Through seven innings he allowed four hits, giving up a one-out double in the third, two-out singles in the fourth and sixth and a one-out single in the seventh. It gave the A's just their third win in 10 May road games while getting Oakland to 22-25 overall.

That last hit had the potential to get Manaea in trouble when it was coupled with a catchers' interference call against Stephen Vogt. But that error was quickly remedied when third baseman Trevor Plouffe initiated an inning-ending double play.

Manaea wound up with eight strikeouts and helped himself by picking off Aaron Judge at first base to end the fourth inning.

The game was a meeting between a Yankees team that leads the American League in home runs with 69 and an A's team that had hit 68, tied with the Astros for second. The pitching was such, however, that neither team came close to hitting one out, or scoring at all. Neither team put a man past second base in the first six innings.

It wasn't until Oakland forced Yankees ace Masahiro Tanaka out of the game after he'd struck out 13 that the A's got some offense generated.

Adam Rosales singled to force Tanaka's departure, then took third when reliever Tyler Clippard's pickoff try was wide at first base for an error. Rajai Davis' grounder to third cut Rosales down at the plate, but the inning was extended by Matt Joyce working Clippard for a walk.

Jed Lowrie, who had a streak of hits in seven consecutive at-bats end when he grounded out in the sixth inning, stepped in a stroked a first-pitch grounder to right for a single and the first run. A second run came moments later on a Khris Davis single to deep short. The play at first was reviewed, but it stood.

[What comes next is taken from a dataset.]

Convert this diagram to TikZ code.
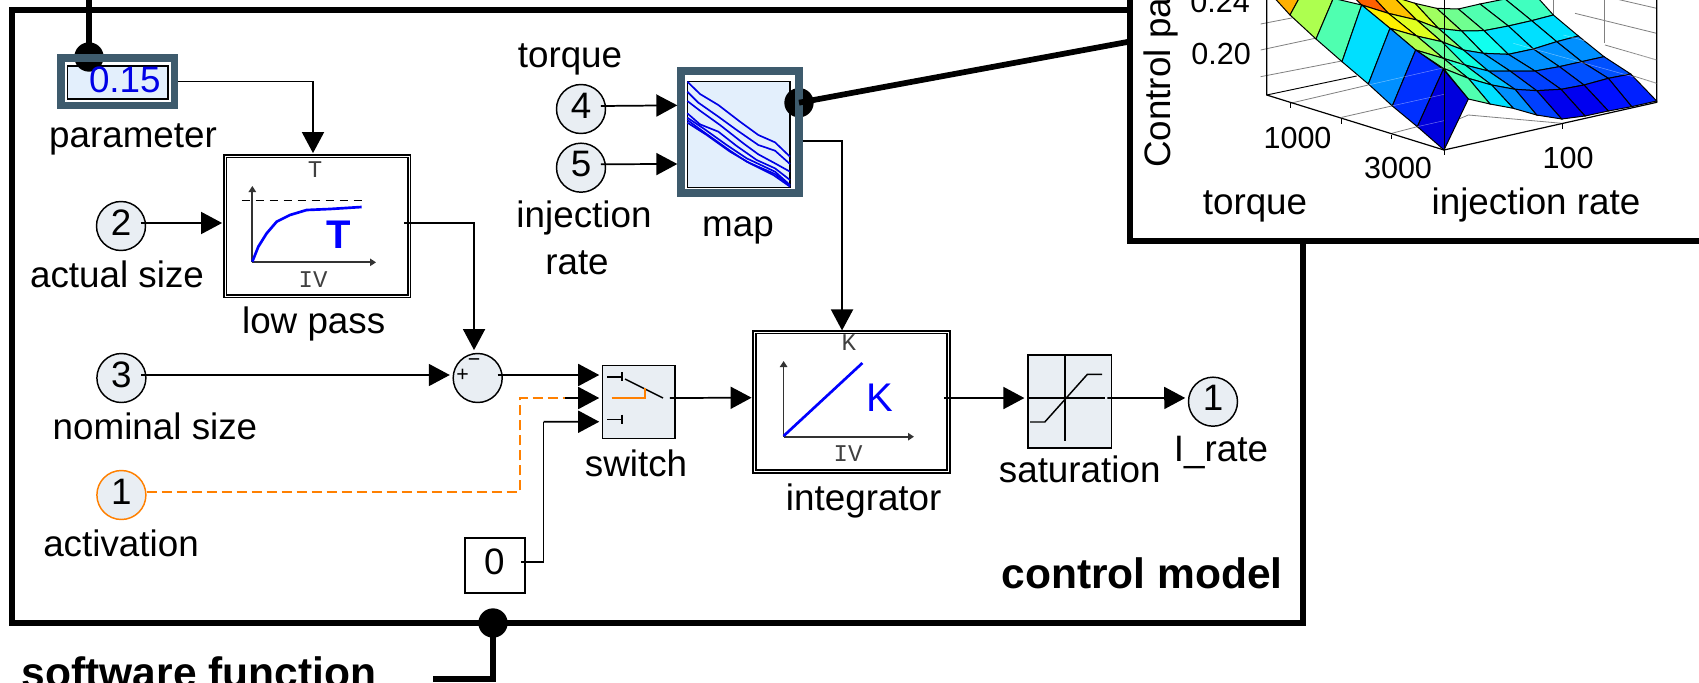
\documentclass[tikz,border=0pt]{standalone}
\usepackage{fontspec}
\setmainfont{Liberation Sans}
\setmonofont{Liberation Mono}
\usetikzlibrary{arrows.meta}
\newcommand{\fmain}{\fontsize{27.6}{30}\selectfont}
\newcommand{\fbold}{\fontsize{31.9}{34}\selectfont\bfseries}
\newcommand{\ftick}{\fontsize{22.9}{25}\selectfont}
\newcommand{\fglyph}{\fontsize{30}{32}\selectfont\bfseries}
\newcommand{\fglyphk}{\fontsize{30}{32}\selectfont}
\newcommand{\fmono}{\fontsize{18}{20}\selectfont\ttfamily}
\newcommand{\portnum}[1]{\raisebox{-6.9pt}[0pt][0pt]{#1}}
\definecolor{steel}{HTML}{3E5B6D}
\definecolor{portfill}{HTML}{E9EEF3}
\definecolor{mapfill}{HTML}{E3EFFC}
\definecolor{wireorange}{HTML}{FF8000}
\definecolor{curveblue}{HTML}{0000E6}
\tikzset{
  every node/.append style={font=\fmain,inner sep=0pt},
  lab/.style={anchor=base},
  port/.style={circle,draw=black,fill=portfill,line width=1.1pt,minimum size=36.75pt},
  conn/.style={line width=1.3pt,-{Triangle[length=15.75pt,width=16.5pt]}},
  wire/.style={line width=1.3pt},
  thick wire/.style={line width=4.3pt},
  dotnode/.style={circle,fill=black,minimum size=22pt},
  bigframe/.style={rectangle,draw=black,line width=4.5pt},
  dblock/.style={rectangle,draw=black,line width=1.35pt,double=white,double distance=0.6pt,fill=white},
  gblock/.style={rectangle,draw=black,fill=portfill,line width=1.1pt},
  steelframe/.style={rectangle,draw=steel,line width=5.6pt},
  innerbox/.style={rectangle,draw=black,fill=mapfill,line width=1.1pt},
  glyph/.style={anchor=base,font=\fglyph,text=blue},
  mono/.style={anchor=base,font=\fmono,text=black!75},
  axis/.style={line width=1.3pt,draw=black!80,-{Triangle[length=4.5pt,width=5.5pt]}},
  blueline/.style={line width=2pt,draw=blue},
  mapline/.style={line width=1.25pt,draw=curveblue},
  icon/.style={line width=1.1pt,draw=black},
  tick/.style={anchor=base,font=\ftick},
  grey/.style={line width=.6pt,draw=black!50},
  mesh/.style={line width=.75pt,draw=black},
  faint/.style={line width=.35pt,draw=white,opacity=.45},
  plotaxis/.style={line width=.9pt,draw=black},
}
\begin{document}
\begin{tikzpicture}[x=0.75pt,y=-0.75pt]
\useasboundingbox (0,0) rectangle (1699,682);
\clip (0,0) rectangle (1699,682);
\fill[white] (0,0) rectangle (1699,682);

% control model frame
\node[bigframe,minimum width=967.9pt,minimum height=459.75pt] (model) at (657.75,316.5) {};
\node[lab,font=\fbold] (modellabel) at (1142,588) {control model};
\node[lab,font=\fbold] (softfn) at (199,687) {software function};

% parameter block
\node[innerbox,minimum width=75.5pt,minimum height=25pt] (paraminner) at (117.75,82.5) {};
\coordinate (topin) at (89,-6);
\node[dotnode] (topdot) at (89,57) {};
\draw[thick wire] (topin) -- (topdot.center);
\node[steelframe,minimum width=85.1pt,minimum height=35.6pt,text=curveblue] (param) at (117.5,81.5)
  {\raisebox{-8.4pt}[0pt][0pt]{\hspace*{11pt}0.15}};
\node[lab] (lparam) at (133,147) {parameter};

% low pass
\node[dblock,minimum width=138pt,minimum height=105pt] (lowpass) at (317,226) {};
\begin{scope}[x=0.25pt,y=-0.25pt]
  \draw[axis] (757,787) -- (757,558);
  \draw[axis] (757,787) -- (1128,787);
  \draw[line width=1.1pt,dash pattern=on 6pt off 4.5pt] (725,601) -- (1088,601);
  \draw[blueline] (757,785) -- (775,740) -- (800,700) -- (830,665) -- (870,645) -- (920,630) -- (990,627) -- (1085,621);
\end{scope}
\node[glyph] (lpT) at (339,248) {T};
\node[mono] (lpt) at (315,177) {T};
\node[mono] (lpiv) at (313,287) {IV};
\node[lab] (llowpass) at (313.7,333) {low pass};

% ports
\node[port] (p2) at (121,226) {\portnum{2}};
\node[lab] (lp2) at (117,287) {actual size};
\node[port] (p3) at (121.4,378) {\portnum{3}};
\node[lab] (lp3) at (155,439) {nominal size};
\node[port,draw=wireorange] (pact) at (121.4,495) {\portnum{1}};
\node[lab] (lact) at (121,556) {activation};
\node[port] (p4) at (581,109) {\portnum{4}};
\node[lab] (lp4) at (570,67) {torque};
\node[port] (p5) at (581,167.7) {\portnum{5}};
\node[lab] (lp5a) at (584,227.7) {injection};
\node[lab] (lp5b) at (577,274) {rate};
\node[port] (pout) at (1213,401.7) {\portnum{1}};
\node[lab] (lout) at (1221,461.7) {I\_rate};

% sum
\node[port] (sum) at (477.7,378) {};
\node[font=\fontsize{16}{16}\selectfont] (sumplus) at (462.7,375) {+};
\node[font=\fontsize{16}{16}\selectfont] (summinus) at (474,362.7) {−};

% map
\node[innerbox,minimum width=77pt,minimum height=79.5pt] (mapinner) at (738.6,134.7) {};
\begin{scope}[shift={(480,20)},x=0.25pt,y=-0.25pt]
  \draw[mapline] (622,185) -- (660,222) -- (715,255) -- (780,305) -- (835,345) -- (885,367) -- (930,410);
  \draw[mapline] (622,215) -- (655,248) -- (715,290) -- (770,330) -- (835,375) -- (885,392) -- (930,432);
  \draw[mapline] (622,243) -- (660,272) -- (720,315) -- (790,370) -- (835,403) -- (885,430) -- (930,455);
  \draw[mapline] (622,280) -- (660,313) -- (715,335) -- (770,378) -- (830,420) -- (885,445) -- (930,480);
  \draw[mapline] (622,293) -- (670,325) -- (740,375) -- (800,415) -- (885,455) -- (930,495);
  \draw[mapline] (622,300) -- (670,335) -- (750,392) -- (800,425) -- (885,462) -- (930,497);
  \draw[mapline] (622,308) -- (680,345) -- (750,395) -- (810,430) -- (880,465) -- (930,500);
\end{scope}
\node[dotnode] (mapdot) at (799,102.7) {};
\node[steelframe,minimum width=88.4pt,minimum height=91.4pt] (map) at (740,132) {};
\node[lab] (lmap) at (738,236) {map};

% switch
\node[gblock,minimum width=54.4pt,minimum height=54.4pt] (switch) at (638.9,402) {};
\draw[icon] (607,377) -- (622,377) (622,372) -- (622,381);
\draw[icon] (607,419.3) -- (622,419.3) (622,414.5) -- (622,424);
\draw[icon] (625,379) -- (663,398);
\draw[line width=1.1pt,draw=wireorange] (611.7,398) -- (645,398) -- (645,388);
\node[lab] (lswitch) at (636,476.7) {switch};

% integrator
\node[dblock,minimum width=145.5pt,minimum height=104.5pt] (integ) at (851.5,401.7) {};
\draw[axis] (783.6,436.7) -- (783.6,361);
\draw[axis] (783.6,436.7) -- (914,436.7);
\draw[blueline] (783.6,436) -- (862.4,363);
\node[glyph,font=\fglyphk] (inK) at (880,411.7) {K};
\node[mono] (ink) at (848.7,350.7) {K};
\node[mono] (iniv) at (848,461.7) {IV};
\node[lab] (linteg) at (863.7,510) {integrator};

% saturation
\node[gblock,minimum width=62.7pt,minimum height=69.7pt] (sat) at (1069.6,401.5) {};
\draw[icon] (1028,398) -- (1104.8,398);
\draw[icon] (1064.8,355) -- (1064.8,440.7);
\draw[icon] (1030,422) -- (1044.8,422) -- (1087.4,374.3) -- (1102,374.3);
\node[lab] (lsat) at (1079.7,482) {saturation};

% constant
\node[rectangle,draw=black,line width=1.1pt,minimum width=45pt,minimum height=41pt] (zero) at (495,565.5) {\raisebox{-7.1pt}[0pt][0pt]{\hspace*{-1pt}0}};

% connectors
\draw[conn] (param.east) -| ([shift={(-3pt,1.5pt)}]lowpass.north);
\draw[conn] ([shift={(-4pt,2.25pt)}]p2.east) -- ([shift={(-1.5pt,2.25pt)}]lowpass.west);
\draw[conn] ([shift={(-4.5pt,2.25pt)}]lowpass.east) -| ([shift={(-2.75pt,2pt)}]sum.north);
\draw[conn] ([shift={(-4pt,2.25pt)}]p3.east) -- ([shift={(-2pt,2.25pt)}]sum.west);
\draw[conn] ([shift={(-4pt,2.25pt)}]sum.east) -- ([shift={(-2pt,20.25pt)}]switch.west);
\coordinate (bendA) at (520,398);
\coordinate (bendB) at (565,398);
\coordinate (bendC) at (543.5,421.7);
\draw[line width=1.2pt,draw=wireorange,dash pattern=on 7.5pt off 3.75pt] ([yshift=2.25pt]pact.east) -| (bendA) -- (bendB);
\draw[conn] (bendB) -- ([shift={(-2pt,3pt)}]switch.west);
\draw[wire] ([shift={(-3.5pt,2.6pt)}]zero.east) -| (bendC);
\draw[conn] (bendC) -- ([shift={(-2pt,-14.8pt)}]switch.west);
\draw[conn] ([shift={(-4pt,2.25pt)}]p4.east) -- ([shift={(0pt,20pt)}]map.west);
\draw[conn] ([shift={(-4pt,2.6pt)}]p5.east) -- ([shift={(0pt,-24pt)}]map.west);
\draw[conn] ([yshift=-6.5pt]map.east) -| ([shift={(-7.1pt,.5pt)}]integ.north);
\draw[conn] ([shift={(-4.5pt,3pt)}]switch.east) -- ([shift={(-1.5pt,3pt)}]integ.west);
\draw[conn] ([shift={(-4pt,2.8pt)}]integ.east) -- ([shift={(-2pt,2.6pt)}]sat.west);
\draw[conn] ([shift={(-3.6pt,2.6pt)}]sat.east) -- ([shift={(-1.9pt,2.8pt)}]pout.west);

% bottom connection
\node[dotnode] (botdot) at (493,623) {};
\coordinate (softin) at (433,679);
\draw[thick wire] (botdot.center) |- (softin);

% connection map -> plot
\coordinate (plotin) at (1130,41.5);
\draw[thick wire] (mapdot.center) -- (plotin);

% surface plot frame
\node[bigframe,fill=white,minimum width=472.5pt,minimum height=210.5pt] (plot) at (1445,100.2) {};
\node[anchor=base west,rotate=90] (zlabel) at (1170.7,168) {Control pa};
\node[tick,anchor=base east] (t24) at (1250,12.7) {0.24};
\node[tick,anchor=base east] (t20) at (1251,64) {0.20};
\node[tick] (t1000) at (1297.5,148.7) {1000};
\node[tick] (t3000) at (1398,178.5) {3000};
\node[tick] (t100) at (1568,168) {100};
\node[lab] (ltorque) at (1255,214.5) {torque};
\node[lab] (linj) at (1536,214.5) {injection rate};

\begin{scope}[shift={(1130,0)},x=0.25pt,y=-0.25pt]
  % back planes
  \draw[grey] (392,72) -- (490,53) (392,150) -- (555,115) (392,230) -- (635,183);
  \draw[grey] (480,310) -- (715,255) (635,352) -- (785,318) (785,400) -- (862,380);
  \draw[grey] (975,362) -- (1015,345) -- (1297,370);
  \draw[grey] (1580,25) -- (1450,-5) (1580,100) -- (1335,40) (1580,180) -- (1425,135) (1580,250) -- (1500,225);
  \draw[grey] (1270,-5) -- (1270,45) (1423,-5) -- (1423,130);
  \draw[plotaxis] (410,-5) -- (410,285) -- (942,450) -- (1580,307) -- (1580,-5);
  \draw[line width=.7pt] (410,285) -- (680,228);
  \draw[line width=.7pt] (480,310) -- (480,325) (635,358) -- (635,372) (785,405) -- (785,417) (1297,372) -- (1297,386) (942,450) -- (942,466);
\end{scope}

% main mesh
\begin{scope}[shift={(1400,0)},x=0.25pt,y=-0.25pt]
  \foreach \r/\row in {
    0/{770/303,695/320,625/333,555/348,485/357,410/345,340/325,270/312,205/297},
    1/{692/222,625/235,552/255,483/268,410/272,345/268,275/255,205/235,130/205},
    2/{612/170,545/185,478/200,405/213,330/213,265/213,195/195,130/175,47/150},
    3/{535/108,470/125,400/147,325/163,250/160,190/150,125/125,50/108,-30/85},
    4/{460/45,395/62,325/78,252/92,185/93,115/85,50/60,-35/40,-115/15},
    5/{415/-5,315/-3,240/12,175/27,110/25,45/10,-20/-10,-100/-30,-190/-60}}{
    \foreach \xx/\yy [count=\c from 0] in \row { \coordinate (g\r-\c) at (\xx,\yy); }
  }
  \foreach \r/\rn/\cols in {
    4/5/{40FFBF,40FFBF,50FFB0,70FF90,A0FF60,E0FF20,FFC000,FF6000},
    3/4/{00E0FF,00E0FF,00E0FF,10FFEF,30FFCF,90FF70,E0FF20,FFF000},
    2/3/{0090FF,0090FF,0090FF,0090FF,00B0FF,10FFE0,60FFA0,B0FF50},
    1/2/{0050FF,0050FF,0040FF,0040FF,0070FF,00C0FF,20FFD0,70FF90},
    0/1/{0020FF,0010FF,0000F0,0000EE,0040FF,0090FF,00E0FF,50FFB0}}{
    \foreach \hx [count=\c from 0] in \cols {
      \pgfmathtruncatemacro{\cn}{\c+1}
      \definecolor{facet}{HTML}{\hx}
      \filldraw[mesh,fill=facet] (g\r-\c) -- (g\r-\cn) -- (g\rn-\cn) -- (g\rn-\c) -- cycle;
    }
  }
\end{scope}

% left strip of the surface
\begin{scope}[shift={(1130,0)},x=0.25pt,y=-0.25pt]
  \filldraw[mesh,fill={rgb,255:red,255;green,176;blue,0}] (430,-10) -- (480,45) -- (510,-10) -- cycle;
  \filldraw[mesh,fill={rgb,255:red,173;green,255;blue,79}] (480,45) -- (558,117) -- (610,-5) -- (510,-10) -- cycle;
  \filldraw[mesh,fill={rgb,255:red,79;green,255;blue,176}] (558,117) -- (636,185) -- (695,15) -- (610,-5) -- cycle;
  \filldraw[mesh,fill={rgb,255:red,0;green,223;blue,255}] (636,185) -- (715,252) -- (780,85) -- (695,15) -- cycle;
  \filldraw[mesh,fill={rgb,255:red,0;green,144;blue,255}] (715,252) -- (787,318) -- (857,150) -- (780,85) -- cycle;
  \filldraw[mesh,fill={rgb,255:red,0;green,48;blue,255}] (787,318) -- (862,380) -- (940,208) -- (857,150) -- cycle;
  \filldraw[mesh,fill={rgb,255:red,0;green,0;blue,221}] (862,380) -- (942,450) -- (1015,297) -- (940,208) -- cycle;
  \draw[faint] (715,255) -- (1000,190) (785,318) -- (942,283) (862,380) -- (942,362);
  \draw[faint] (1580,250) -- (1150,130) (1580,180) -- (1300,105);
  \draw[line width=.7pt] (942,-5) -- (942,450);
\end{scope}
\end{tikzpicture}
\end{document}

Vogt, denied a homer in his previous at-bat when his blast carried to the center-field wall, got the homer he'd missed with a shot to right that doubled Oakland's lead.

The Yankees loaded the bases in the ninth inning with one out against Santiago Casilla, who would give up a run-scoring fly ball to Didi Gregorius before finishing up.

For seven innings, Oakland didn't do much against Tanaka, who struck out a career-best 13 in his 71/3 innings.

Lowrie extended his stretch of hits in consecutive at-bats to seven with a double in the first and a single in the fourth, but until Khris Davis also singled in the fourth, the rest of the A's lineup was 0-for-10 with eight strikeouts.

The back-to-back hits by Lowrie and Davis gave the A's some hope, but Ryon Healy flew out and Plouffe flew out. Mark Canha doubled with one out in the fifth, but once again Oakland's offense couldn't advance the runner.